This blog reported before that human activity from coal-fired power plants to car tailpipes is responsible for nearly 30 billion metric tons of carbon dioxide wafting into the atmosphere yearly, and roughly 15 billion metric tons remains in the atmosphere for a century or more.

Stanford’s Ken Caldeira is a climate modeller at the Carnegie Institution for Science’s Department of Global Ecology and participated in the study. He cautioned that “the study does not take into account all the enabling infrastructure—such as highways, gas stations and refineries—that contribute inertia that holds back significant changes to lower-emitting alternatives.”
Around the globe, we are adding more fossil-fuel infrastructure, so, the bad news, carbon trackers, is going to get a lot worse, says SciAmz David Biello. A team of scientists analyzed the existing fossil-fuel infrastructure to decide how much GHGs (Green House Gas emissions) to which we have committed. “The answer: an average of 496 billion metric tons more of carbon dioxide added to the atmosphere between now and 2060.”
That assumes life spans of roughly 40 years for a coal-fired power plant and 17 years for a typical car—potentially major under- and overestimates, respectively, given that some coal-fired power plants still in use in the U.S. first fired up in the 1950s. Plugging that roughly 500 gigatonne number into a computer-generated climate model predicted CO2 levels would then peak at less than 430 ppm with an attendant warming of 1.3 degrees C above preindustrial average temperature. That’s just 50 ppm higher than present levels and 150 ppm higher than preindustrial atmospheric concentrations.
And since 2000 the world has added 416 gigawatts of coal-fired power plants, 449 gigawatts of natural gas–fired power plants and even 47.5 gigawatts of oil-fired power plants, according to the study’s figures. China alone is already responsible for more than a third of the global "committed emissions," including adding 2,000 cars a week to the streets of Beijing as well as 322 gigawatts of coal-fired power plants built since 2000.

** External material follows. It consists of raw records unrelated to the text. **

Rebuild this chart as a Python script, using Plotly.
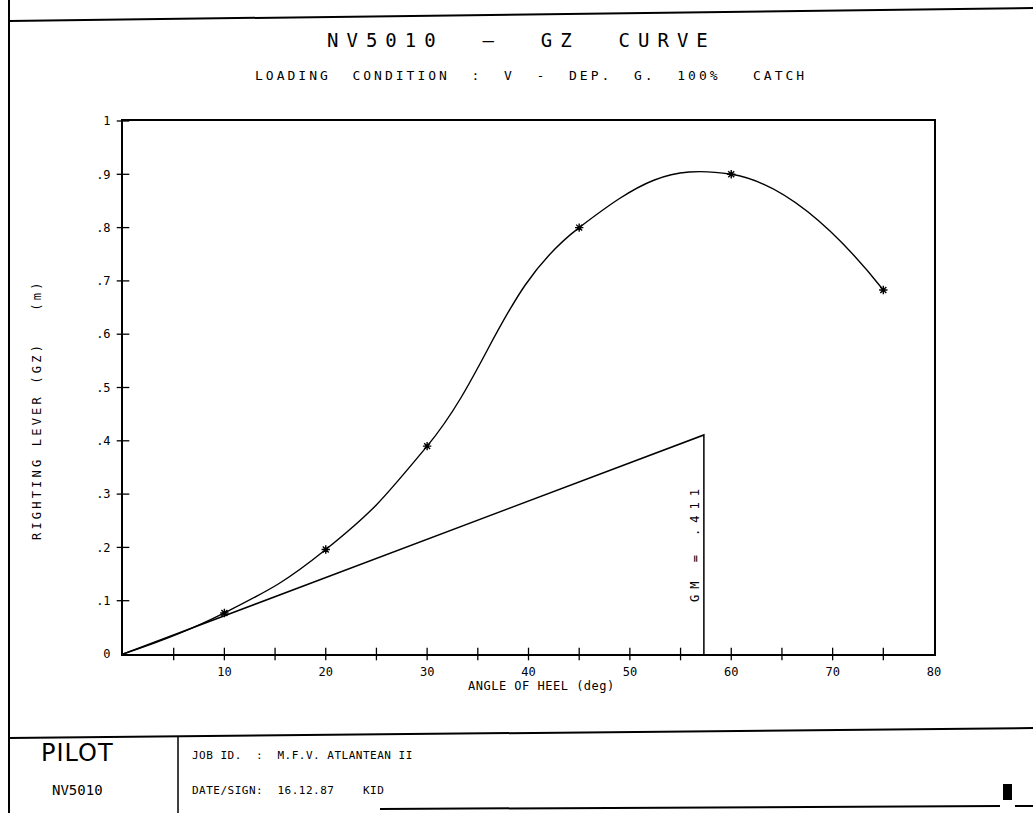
import plotly.graph_objects as go

# ---------------- data ----------------
angles = [0, 10, 20, 30, 45, 60, 75]          # angle of heel (deg)
gz = [0.0, 0.077, 0.196, 0.39, 0.80, 0.90, 0.683]  # righting lever (m)
marked_angles = [10, 20, 30, 45, 60, 75]
marked_gz = [0.077, 0.196, 0.39, 0.80, 0.90, 0.683]

gm_value = 0.411
gm_angle = 57.3  # one radian in degrees

x_tick_vals = [10, 20, 30, 40, 50, 60, 70, 80]
x_tick_text = ["10", "20", "30", "40", "50", "60", "70", "80"]
x_minor_ticks = [5, 10, 15, 20, 25, 30, 35, 40, 45, 50, 55, 60, 65, 70, 75]
y_tick_vals = [0, 0.1, 0.2, 0.3, 0.4, 0.5, 0.6, 0.7, 0.8, 0.9, 1.0]
y_tick_text = ["0", ".1", ".2", ".3", ".4", ".5", ".6", ".7", ".8", ".9", "1"]

# ---------------- layout geometry ----------------
W, H = 1033, 813
L, R, T, B = 123, 934, 121, 654
PW, PH = R - L, B - T

def px(x):
    return (x - L) / PW

def py(y):
    return (B - y) / PH

FONT = "DejaVu Sans Mono"
NB = "\u00a0"

def sp(text, ls):
    return f"<span style='letter-spacing:{ls}px'>{text.replace(' ', NB)}</span>"

fig = go.Figure()

# GZ curve
fig.add_trace(go.Scatter(
    x=angles, y=gz, mode="lines",
    line=dict(color="black", width=1.4, shape="spline", smoothing=1.3),
    hoverinfo="skip", showlegend=False,
))
# point markers
fig.add_trace(go.Scatter(
    x=marked_angles, y=marked_gz, mode="markers",
    marker=dict(symbol="asterisk-open", size=7, color="black",
                line=dict(color="black", width=1.4)),
    showlegend=False,
))
# GM tangent line and vertical at one radian
fig.add_trace(go.Scatter(
    x=[0, gm_angle, gm_angle], y=[0, gm_value, 0], mode="lines",
    line=dict(color="black", width=1.5),
    hoverinfo="skip", showlegend=False,
))
# cross-style ticks on axes
fig.add_trace(go.Scatter(
    x=x_minor_ticks, y=[0] * len(x_minor_ticks), mode="markers",
    marker=dict(symbol="line-ns", size=9, line=dict(color="black", width=1.3)),
    cliponaxis=False, hoverinfo="skip", showlegend=False,
))
fig.add_trace(go.Scatter(
    x=[0] * (len(y_tick_vals) - 1), y=y_tick_vals[1:], mode="markers",
    marker=dict(symbol="line-ew", size=9, line=dict(color="black", width=1.3)),
    cliponaxis=False, hoverinfo="skip", showlegend=False,
))

fig.update_xaxes(
    range=[0, 80], showline=True, linecolor="black", linewidth=2, mirror=True,
    showgrid=False, zeroline=False, ticks="", tickvals=x_tick_vals,
    ticktext=x_tick_text, ticklabelstandoff=6,
    tickfont=dict(family=FONT, size=12, color="black"),
)
fig.update_yaxes(
    range=[0, 1], showline=True, linecolor="black", linewidth=2, mirror=True,
    showgrid=False, zeroline=False, ticks="", tickvals=y_tick_vals,
    ticktext=y_tick_text, ticklabelstandoff=8,
    tickfont=dict(family=FONT, size=12, color="black"),
)

annotations = [
    dict(x=px(521), y=py(40), text=sp("NV5010  —  GZ  CURVE", 8),
         font=dict(family=FONT, size=19, color="black")),
    dict(x=px(531), y=py(75), text=sp("LOADING  CONDITION  :  V  -  DEP.  G.  100%   CATCH", 3),
         font=dict(family=FONT, size=13, color="black")),
    dict(x=px(541), y=py(686), text=sp("ANGLE OF HEEL (deg)", 0.5),
         font=dict(family=FONT, size=12, color="black")),
    dict(x=px(37), y=py(410), text=sp("RIGHTING LEVER (GZ)   (m)", 3.2), textangle=-90,
         font=dict(family=FONT, size=12, color="black")),
    dict(x=px(695), y=py(543), text=sp("GM = .411", 6), textangle=-90,
         font=dict(family=FONT, size=12, color="black")),
    dict(x=px(77), y=py(753), text=sp("PILOT", 1),
         font=dict(family="DejaVu Sans", size=24, color="black")),
    dict(x=px(77), y=py(790), text="NV5010",
         font=dict(family=FONT, size=14, color="black")),
    dict(x=px(190), y=py(755), xanchor="left",
         text=sp("JOB ID.  :  M.F.V. ATLANTEAN II", 0.5),
         font=dict(family=FONT, size=11, color="black")),
    dict(x=px(190), y=py(790), xanchor="left",
         text=sp("DATE/SIGN:  16.12.87    KID", 0.5),
         font=dict(family=FONT, size=11, color="black")),
]
for a in annotations:
    a.setdefault("xanchor", "center")
    a.update(xref="paper", yref="paper", yanchor="middle", showarrow=False)

line = dict(color="black", width=2)
shapes = [
    dict(type="line", x0=px(9), y0=py(0), x1=px(9), y1=py(813), line=line),
    dict(type="line", x0=px(9), y0=py(21), x1=px(1033), y1=py(8), line=line),
    dict(type="line", x0=px(9), y0=py(738), x1=px(1033), y1=py(728), line=line),
    dict(type="line", x0=px(178), y0=py(737), x1=px(178), y1=py(813), line=dict(color="black", width=1.5)),
    dict(type="line", x0=px(380), y0=py(809), x1=px(1000), y1=py(806), line=line),
    dict(type="line", x0=px(1015), y0=py(806), x1=px(1033), y1=py(806), line=line),
    dict(type="rect", x0=px(1003), y0=py(784), x1=px(1012), y1=py(800),
         fillcolor="black", line=dict(color="black", width=0)),
]
for s in shapes:
    s.update(xref="paper", yref="paper")

fig.update_layout(
    width=W, height=H,
    margin=dict(l=L, r=W - R, t=T, b=H - B),
    plot_bgcolor="white", paper_bgcolor="white",
    annotations=annotations, shapes=shapes,
    showlegend=False,
)

fig.write_html("out.html")
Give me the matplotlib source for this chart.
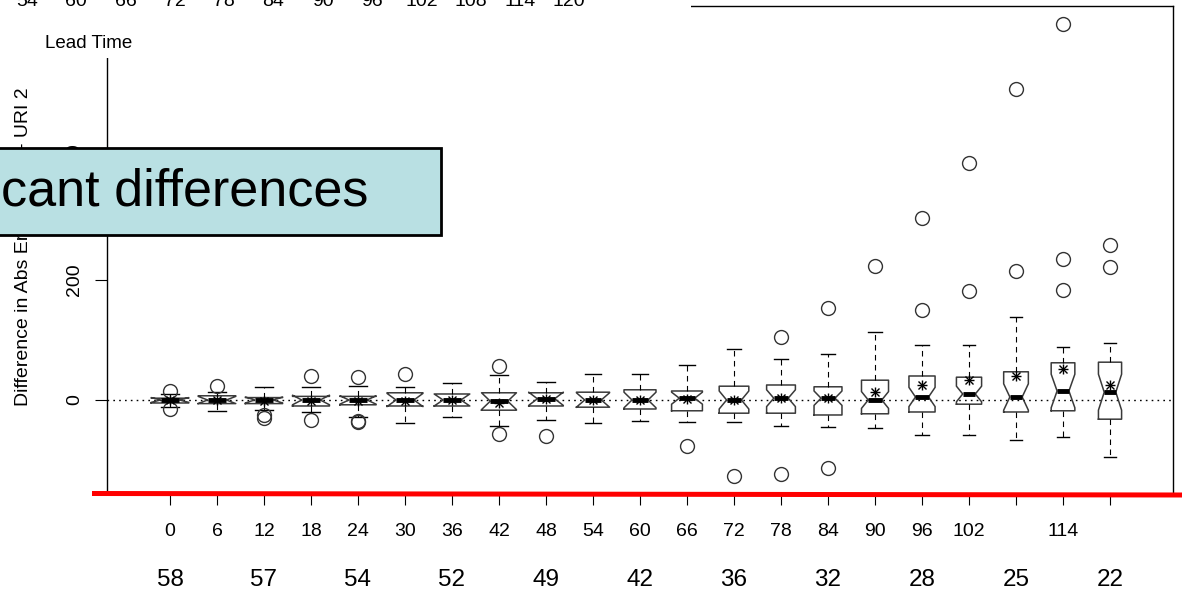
import matplotlib
matplotlib.use("Agg")
import matplotlib.pyplot as plt
import numpy as np
from matplotlib.patches import Rectangle
from matplotlib.lines import Line2D
from matplotlib.transforms import blended_transform_factory

plt.rcParams['font.family'] = ['Liberation Sans', 'DejaVu Sans']

# box statistics per lead time
lead_times = [0, 6, 12, 18, 24, 30, 36, 42, 48, 54, 60, 66, 72, 78, 84, 90, 96, 102, 108, 114, 120]
tick_labels = ['0', '6', '12', '18', '24', '30', '36', '42', '48', '54', '60', '66', '72', '78',
               '84', '90', '96', '102', '', '114', '']
whislo = [-11, -18, -17, -20, -28, -38, -28, -43, -33, -38, -35, -37, -37, -43, -45, -47, -58, -58, -67, -62, -95]
q1 = [-5, -6, -6, -10, -8, -10, -10, -17, -10, -12, -15, -18, -22, -22, -25, -23, -20, -7, -20, -18, -32]
med = [0, 0, 0, 0, 0, 0, 0, -2, 2, 0, 0, 3, 0, 3, 3, 0, 5, 10, 5, 15, 13]
q3 = [3, 7, 4, 6, 6, 12, 10, 12, 12, 13, 17, 15, 23, 25, 22, 33, 40, 38, 47, 62, 63]
whishi = [10, 13, 22, 22, 23, 22, 28, 42, 30, 43, 43, 58, 85, 68, 77, 113, 92, 92, 138, 88, 95]
means = [0, 0, -1, -1, -1, -1, 0, -5, 2, 0, 0, 2, 0, 3, 3, 13, 25, 33, 40, 52, 25]
notch = [4, 6, 5, 8, 7, 11, 10, 14, 11, 12, 13, 10, 15, 14, 12, 14, 16, 13, 22, 28, 30]
outliers = [[15, -15], [23], [-25, -30], [40, -33], [38, -37, -35], [43], [], [57, -57], [-60],
            [], [], [-77], [-127], [105, -123], [153, -113], [223], [150, 303], [182, 395],
            [215, 518], [183, 235, 627], [222, 258]]
# cases per box (box widths follow sqrt(n), as R varwidth)
n_cases = [58, 58, 57, 56, 54, 53, 52, 50, 49, 45, 42, 39, 36, 34, 32, 30, 28, 26, 25, 23, 22]

# sample sizes typed under the axis
sample_sizes = [58, 57, 54, 52, 49, 42, 36, 32, 28, 25, 22]
# bottom of the previous chart's axis labels, cut at the top of the slide
top_labels = ['54', '60', '66', '72', '78', '84', '90', '96', '102', '108', '114', '120']

W, H = 1182, 594
fig = plt.figure(figsize=(W / 100, H / 100), dpi=100)


def fx(px):
    return px / W


def fy(py):
    return 1 - py / H


ax = fig.add_axes([fx(107), fy(494), fx(1173) - fx(107), fy(6) - fy(494)])
positions = list(range(1, len(lead_times) + 1))

stats = []
for i in range(len(lead_times)):
    stats.append(dict(med=med[i], q1=q1[i], q3=q3[i], whislo=whislo[i], whishi=whishi[i],
                      cilo=med[i] - notch[i], cihi=med[i] + notch[i], fliers=outliers[i]))

widths = 0.8 * np.sqrt(np.array(n_cases) / max(n_cases))

ax.axhline(0, color='black', lw=1, linestyle=(0, (1.2, 3)), zorder=1)
ax.bxp(stats, positions=positions, widths=widths, capwidths=0.5 * widths, shownotches=True,
       manage_ticks=False,
       boxprops=dict(color='#3a3a3a', lw=1.1),
       whiskerprops=dict(color='black', lw=0.8, linestyle=(0, (5, 4))),
       capprops=dict(color='black', lw=1),
       medianprops=dict(color='black', lw=3.5, solid_capstyle='butt'),
       flierprops=dict(marker='o', markerfacecolor='none', markeredgecolor='#333333',
                       markersize=10, markeredgewidth=1))
ax.plot(positions, means, linestyle='none', marker='+', color='black', markersize=7.5, mew=1)
ax.plot(positions, means, linestyle='none', marker='x', color='black', markersize=5.5, mew=1)

ax.set_xlim(-0.34, 22.34)
ax.set_ylim(-156.7, 656.7)
ax.set_xticks(positions)
ax.set_xticklabels(tick_labels)
ax.set_yticks([0, 200, 400, 600])
ax.set_yticklabels(['0', '200', '400', ''], rotation=90, va='center')
ax.tick_params(axis='x', direction='out', length=8, width=0.8, pad=13, labelsize=14)
ax.tick_params(axis='y', direction='out', length=8.6, width=0.8, pad=8.5, labelsize=14)
for s in ax.spines.values():
    s.set_linewidth(1)

fig.text(fx(24), fy(247), 'Difference in Abs Error URI 1 - URI 2', rotation=90,
         ha='center', va='center', fontsize=14)

# sample sizes row
trans = blended_transform_factory(ax.transData, fig.transFigure)
for k, n in enumerate(sample_sizes):
    ax.text(positions[2 * k], fy(580), str(n), transform=trans, ha='center', va='center',
            fontsize=17.5, clip_on=False)

# white piece of the previous chart covering the top-left
fig.add_artist(Rectangle((0, fy(58)), fx(691), 1 - fy(58), transform=fig.transFigure,
                         facecolor='white', edgecolor='none', zorder=5))
for k, lab in enumerate(top_labels):
    fig.text(fx(27 + 49.3 * k), fy(6), lab, ha='center', va='baseline', fontsize=14, zorder=6)
fig.text(fx(45), fy(43), 'Lead Time', ha='left', va='center', fontsize=13.5, zorder=6)

# callout box
fig.add_artist(Rectangle((fx(-5), fy(235)), fx(441) - fx(-5), fy(148) - fy(235),
                         transform=fig.transFigure, facecolor='#b9e0e3', edgecolor='black',
                         lw=2, zorder=7))
fig.text(fx(368), fy(205), 'cant differences', ha='right', va='baseline', fontsize=37.5, zorder=8)

# red underline
fig.add_artist(Line2D([fx(92), fx(1182)], [fy(493.5), fy(495)], transform=fig.transFigure,
                      color='red', lw=3.6, solid_capstyle='butt', zorder=9))

fig.savefig('out.png', dpi=100)
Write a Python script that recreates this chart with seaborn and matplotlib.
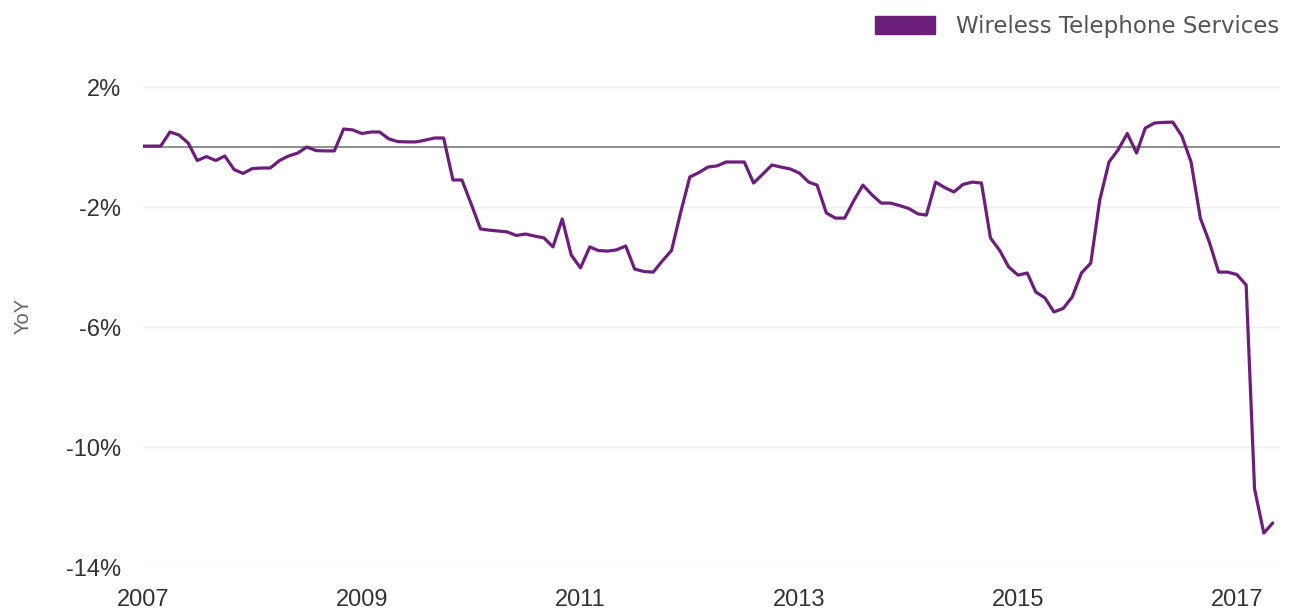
import seaborn as sns
import pandas as pd
import matplotlib.pyplot as plt
import matplotlib.dates as mdates
from matplotlib.patches import Patch

# monthly YoY change (%), Jan 2007 .. May 2017
start_month = '2007-01-01'
yoy = [
    0.03, 0.03, 0.03, 0.5, 0.4, 0.13, -0.45, -0.32, -0.45, -0.3, -0.75, -0.88,
    -0.72, -0.7, -0.7, -0.45, -0.3, -0.2, 0.0, -0.12, -0.13, -0.13, 0.6, 0.57,
    0.45, 0.5, 0.5, 0.27, 0.18, 0.17, 0.17, 0.23, 0.3, 0.3, -1.1, -1.1,
    -1.9, -2.73, -2.77, -2.8, -2.83, -2.95, -2.9, -2.97, -3.03, -3.33, -2.4, -3.6,
    -4.03, -3.33, -3.45, -3.47, -3.43, -3.3, -4.07, -4.15, -4.17, -3.8, -3.45, -2.2,
    -1.0, -0.85, -0.67, -0.63, -0.5, -0.5, -0.5, -1.2, -0.9, -0.6, -0.67, -0.73,
    -0.87, -1.17, -1.27, -2.2, -2.37, -2.37, -1.8, -1.27, -1.6, -1.87, -1.87, -1.95,
    -2.05, -2.23, -2.27, -1.17, -1.35, -1.5, -1.25, -1.17, -1.2, -3.03, -3.45, -4.0,
    -4.27, -4.2, -4.83, -5.03, -5.5, -5.38, -5.0, -4.2, -3.87, -1.77, -0.5, -0.1,
    0.45, -0.2, 0.63, 0.8, 0.82, 0.83, 0.37, -0.5, -2.37, -3.17, -4.17, -4.17,
    -4.25, -4.6, -11.4, -12.87, -12.53,
]
series_name = 'Wireless Telephone Services'
y_ticks = [2, -2, -6, -10, -14]
x_tick_years = [2007, 2009, 2011, 2013, 2015, 2017]

df = pd.DataFrame({
    'date': pd.date_range(start_month, periods=len(yoy), freq='MS'),
    'yoy': yoy,
})

purple = '#6b1f7b'

sns.set_theme(style='white')
plt.rcParams['font.family'] = ['Liberation Sans', 'DejaVu Sans']

fig = plt.figure(figsize=(12.9, 6.1), dpi=100)
ax = fig.add_axes([143 / 1290, 43 / 610, 1137 / 1290, 504 / 610])

sns.lineplot(data=df, x='date', y='yoy', color=purple, linewidth=2.3, ax=ax)
# zero reference line
ax.axhline(0, color='#7a7a7a', linewidth=1.2, zorder=1)

ax.set_ylim(-14, 2.8)
ax.set_xlim(pd.Timestamp('2007-01-01'), pd.Timestamp('2017-05-25'))
ax.set_yticks(y_ticks)
ax.set_yticklabels([f'{v}%' for v in y_ticks])
ax.set_xticks([pd.Timestamp(f'{y}-01-01') for y in x_tick_years])
ax.xaxis.set_major_formatter(mdates.DateFormatter('%Y'))

ax.grid(axis='y', color='#eeeeee', linewidth=1)
ax.grid(axis='x', visible=False)
for s in ax.spines.values():
    s.set_visible(False)
ax.tick_params(axis='both', length=0, labelsize=17, labelcolor='#333333', pad=16)

ax.set_xlabel('')
ax.set_ylabel('YoY', fontsize=14.5, color='#666666')
ax.yaxis.set_label_coords(33 / 1290, 1 - 316 / 610, transform=fig.transFigure)

handle = Patch(facecolor=purple, edgecolor=purple)
fig.legend([handle], [series_name], loc='center right',
           bbox_to_anchor=(1279 / 1290, 1 - 26 / 610), frameon=False,
           prop={'family': 'DejaVu Sans', 'size': 16.5}, labelcolor='#555555',
           handlelength=2.6, handleheight=0.83, handletextpad=0.92, borderpad=0,
           borderaxespad=0)

fig.savefig('out.png', dpi=100)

Countries that burn huge amounts of coal for power and the countries that supply them “over the next several decades will play a huge role in determining the ultimate degree of global climate change.” Cue the timpanist.
Coal-burning poses other threats as well, including the toxic coal ash that can spill from the impoundments where it is kept; other polluting emissions that cause acid rain and smog; and the soot that causes and estimated 13,200 extra deaths and nearly 218,000 asthma attacks per year, according to a report from the Clean Air Task Force, an environmental group. "Unfortunately, persistently elevated levels of fine particle pollution are common across wide swaths of the country," reveals the 2010 report, released September 9. "Most of these pollutants originate from combustion sources such as power plants, diesel trucks, buses and cars."
Of course, those are the same culprits contributing the bulk of greenhouse gas emissions. Yet "programs to scale up ‘carbon neutral’ energy are moving slowly at best," notes physicist Martin Hoffert of New York University in a perspective on the research also published in Science on September 10. "The difficulties posed by generating even [one terawatt] of carbon-neutral power led the late Nobel laureate Richard Smalley and colleagues to call it the ‘terawatt challenge’."
That is because all carbon-free sources of energy combined provide a little more than two of the 15 terawatts that power modern society—the bulk of that from nuclear and hydroelectric power plants. At least 10 terawatts each from nuclear; coal with carbon capture and storage; and renewables, such as solar and wind, would be required by mid-century to eliminate CO2 emissions from energy use. As Caldeira and his colleagues wrote: "Satisfying growing demand for energy without producing CO2 emissions will require truly extraordinary development and deployment of carbon-free sources of energy, perhaps 30 [terawatts] by 2050."
Other AG post on the topic of our increasing carbon footprint



2 Comments
Fire up those coal plants, we are going to need that dirty energy for our air conditioning and further climate denial efforts. Maybe bring back the singing coal lumps backed by the Stanford Chamber Choir.
The LA Times reports that Los Angeles hit an all-time record 113 degrees, breaking the record for electricity demand.
Everybody wants into the act, Professor Joe. Bryan Walsh patiently explains to his Time blog readers why carbon dioxide (CO2) is the main agent behind changes in the Earth’s climate—now and in the geologic past.